▸ Request:
Where a line contains the string "React", copy that line.

▸ Supplied material:
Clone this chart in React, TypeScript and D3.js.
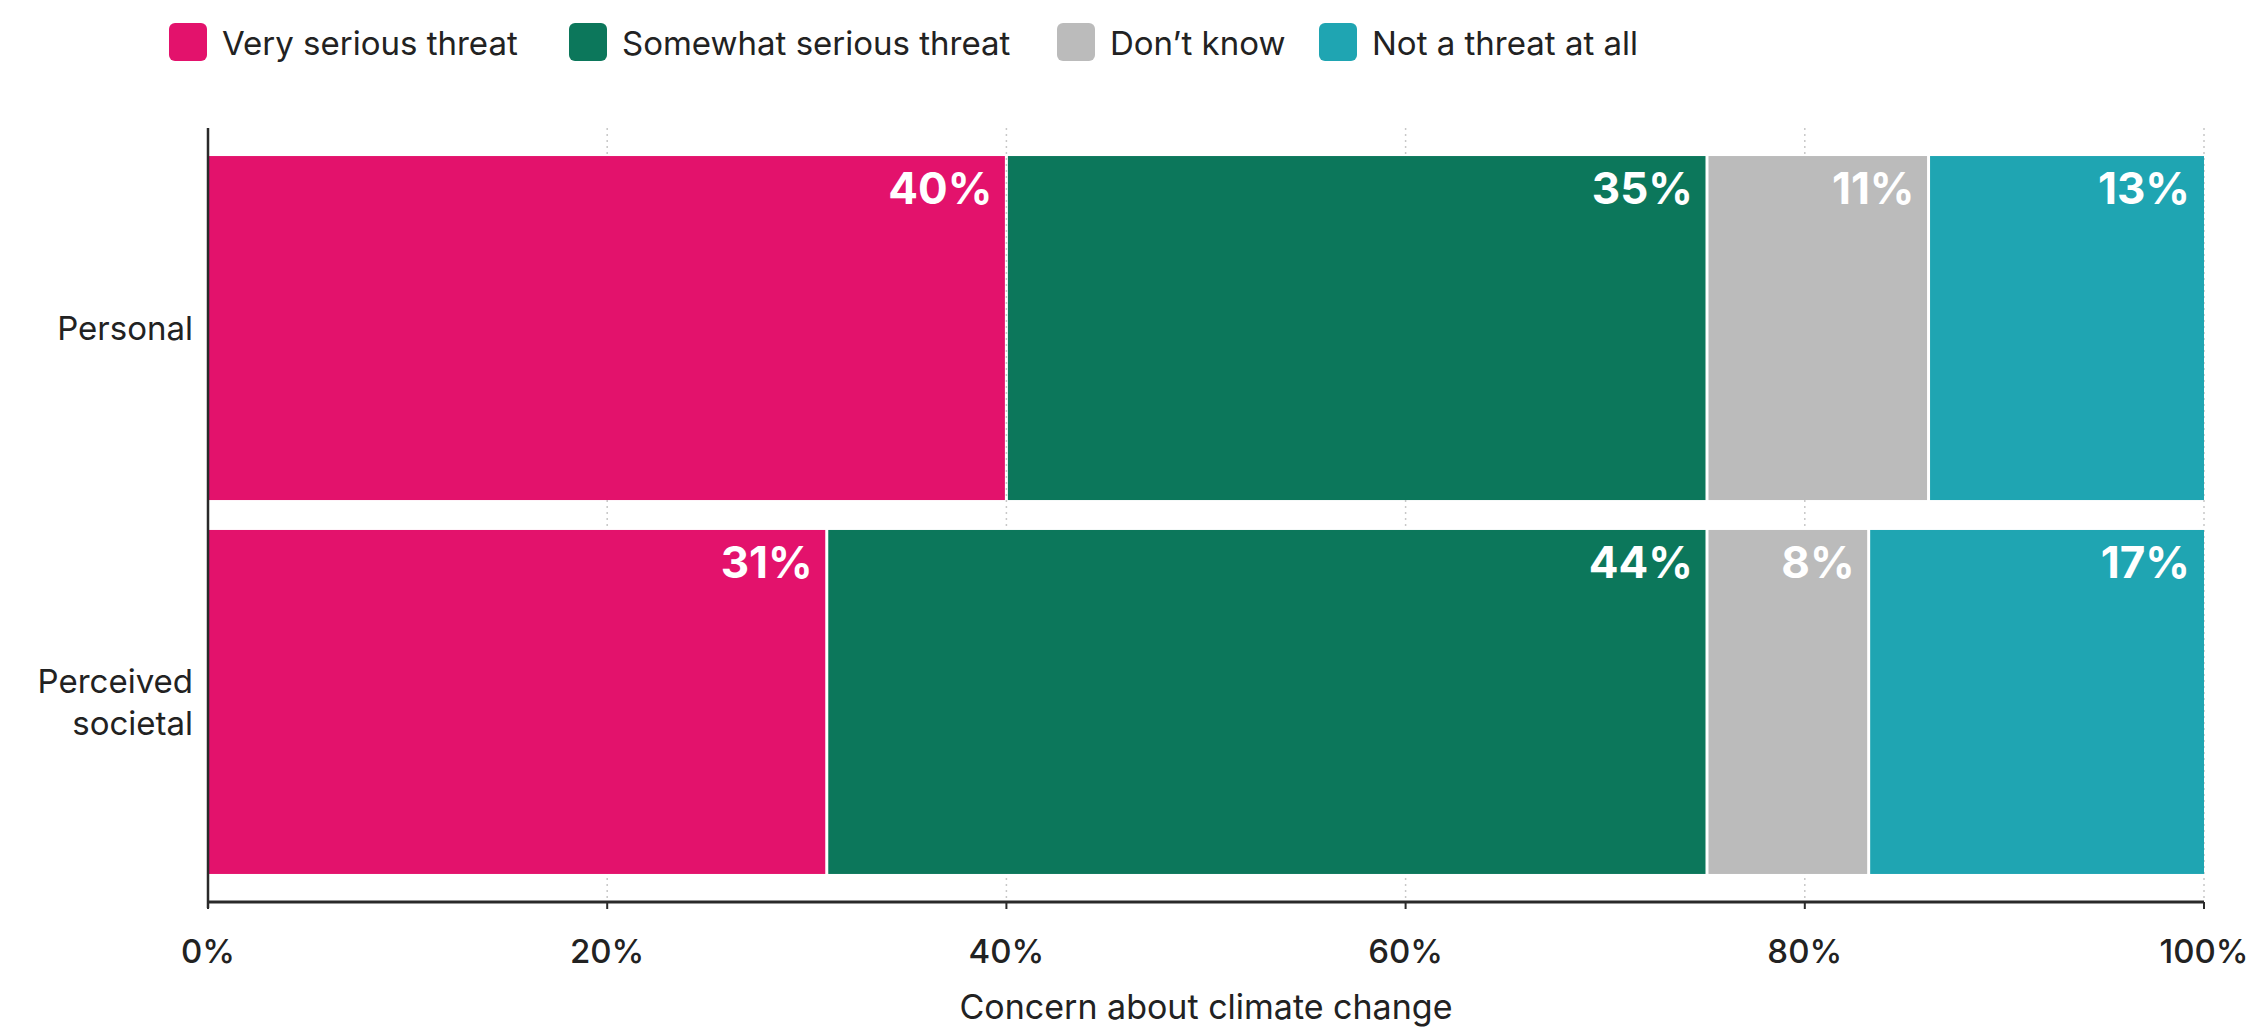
import React, { useEffect, useRef } from "react";
import * as d3 from "d3";

const categories = ["Personal", "Perceived societal"];
const categoryLines = [["Personal"], ["Perceived", "societal"]];
const seriesNames = ["Very serious threat", "Somewhat serious threat", "Don’t know", "Not a threat at all"];
const seriesColors = ["#E3126C", "#0C775B", "#BBBBBB", "#1FA5B2"];
const personalValues = [40.0, 35.1, 11.1, 13.8];
const societalValues = [31.0, 44.1, 8.1, 16.8];
const personalLabels = ["40%", "35%", "11%", "13%"];
const societalLabels = ["31%", "44%", "8%", "17%"];
const xTicks = [0, 20, 40, 60, 80, 100];
const xTitle = "Concern about climate change";

const W = 2249;
const H = 1032;
const FONT = "Inter, 'DejaVu Sans', sans-serif";

export default function App() {
  const ref = useRef<SVGSVGElement | null>(null);

  useEffect(() => {
    const svg = d3.select(ref.current);
    svg.selectAll("*").remove();

    const left = 208, right = 2204, top = 128, axisY = 902;
    const x = d3.scaleLinear().domain([0, 100]).range([left, right]);
    const y = d3.scaleBand<string>().domain(categories).range([top, axisY]).paddingInner(0.08).paddingOuter(0.075);

    const rows = [
      { cat: categories[0], lines: categoryLines[0], values: personalValues, labels: personalLabels },
      { cat: categories[1], lines: categoryLines[1], values: societalValues, labels: societalLabels },
    ];

    // gridlines
    svg.append("g").selectAll("line").data(xTicks.slice(1)).join("line")
      .attr("x1", d => x(d)).attr("x2", d => x(d))
      .attr("y1", top).attr("y2", axisY)
      .attr("stroke", "#c8c8c8").attr("stroke-width", 1.5).attr("stroke-dasharray", "2,4");

    // bars
    rows.forEach(row => {
      const stack: { x0: number; x1: number; i: number; label: string }[] = [];
      let acc = 0;
      row.values.forEach((v, i) => {
        stack.push({ x0: acc, x1: acc + v, i, label: row.labels[i] });
        acc += v;
      });
      const g = svg.append("g");
      const by = y(row.cat)!;
      const bh = y.bandwidth();
      g.selectAll("rect").data(stack).join("rect")
        .attr("x", d => x(d.x0) + (d.i > 0 ? 1.5 : 0))
        .attr("width", d => x(d.x1) - x(d.x0) - (d.i > 0 ? 1.5 : 0) - (d.i < stack.length - 1 ? 1.5 : 0))
        .attr("y", by).attr("height", bh)
        .attr("fill", d => seriesColors[d.i]);
      g.selectAll("text").data(stack).join("text")
        .attr("x", d => x(d.x1) - 14)
        .attr("y", by + 48)
        .attr("text-anchor", "end")
        .attr("fill", "#ffffff")
        .attr("font-family", FONT)
        .attr("font-weight", 700)
        .attr("font-size", 44)
        .text(d => d.label);

      // category label
      const t = svg.append("text")
        .attr("text-anchor", "end")
        .attr("font-family", FONT)
        .attr("font-size", 33)
        .attr("fill", "#222");
      const lh = 42;
      const cy = by + bh / 2;
      row.lines.forEach((ln, k) => {
        t.append("tspan")
          .attr("x", 193)
          .attr("y", cy + (k - (row.lines.length - 1) / 2) * lh)
          .attr("dy", "0.35em")
          .text(ln);
      });
    });

    // axes lines
    svg.append("line").attr("x1", left).attr("x2", left).attr("y1", top).attr("y2", axisY + 6)
      .attr("stroke", "#2a2a2a").attr("stroke-width", 2.5);
    svg.append("line").attr("x1", left).attr("x2", right).attr("y1", axisY).attr("y2", axisY)
      .attr("stroke", "#2a2a2a").attr("stroke-width", 3);
    svg.append("g").selectAll("line").data(xTicks).join("line")
      .attr("x1", d => x(d)).attr("x2", d => x(d))
      .attr("y1", axisY).attr("y2", axisY + 7)
      .attr("stroke", "#2a2a2a").attr("stroke-width", 2);
    svg.append("g").selectAll("text").data(xTicks).join("text")
      .attr("x", d => x(d)).attr("y", 951).attr("dy", "0.35em")
      .attr("text-anchor", "middle")
      .attr("font-family", FONT).attr("font-weight", 500).attr("font-size", 33)
      .attr("fill", "#222")
      .text(d => `${d}%`);
    svg.append("text")
      .attr("x", (left + right) / 2).attr("y", 1007).attr("dy", "0.35em")
      .attr("text-anchor", "middle")
      .attr("font-family", FONT).attr("font-size", 34).attr("fill", "#222")
      .text(xTitle);

    // legend
    const legendX = [169, 569, 1057, 1319];
    const lg = svg.append("g").selectAll("g").data(seriesNames).join("g")
      .attr("transform", (_d, i) => `translate(${legendX[i]},23)`);
    lg.append("rect").attr("width", 38).attr("height", 38).attr("rx", 6)
      .attr("fill", (_d, i) => seriesColors[i]);
    lg.append("text").attr("x", 53).attr("y", 20).attr("dy", "0.35em")
      .attr("font-family", FONT).attr("font-size", 33).attr("fill", "#222")
      .text(d => d);
  }, []);

  return (
    <div style={{ position: "absolute", left: 0, top: 0, background: "#fff" }}>
      <svg ref={ref} width={W} height={H} style={{ display: "block" }} />
    </div>
  );
}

▸ Answer to this exercise:
Clone this chart in React, TypeScript and D3.js.
import React, { useEffect, useRef } from "react";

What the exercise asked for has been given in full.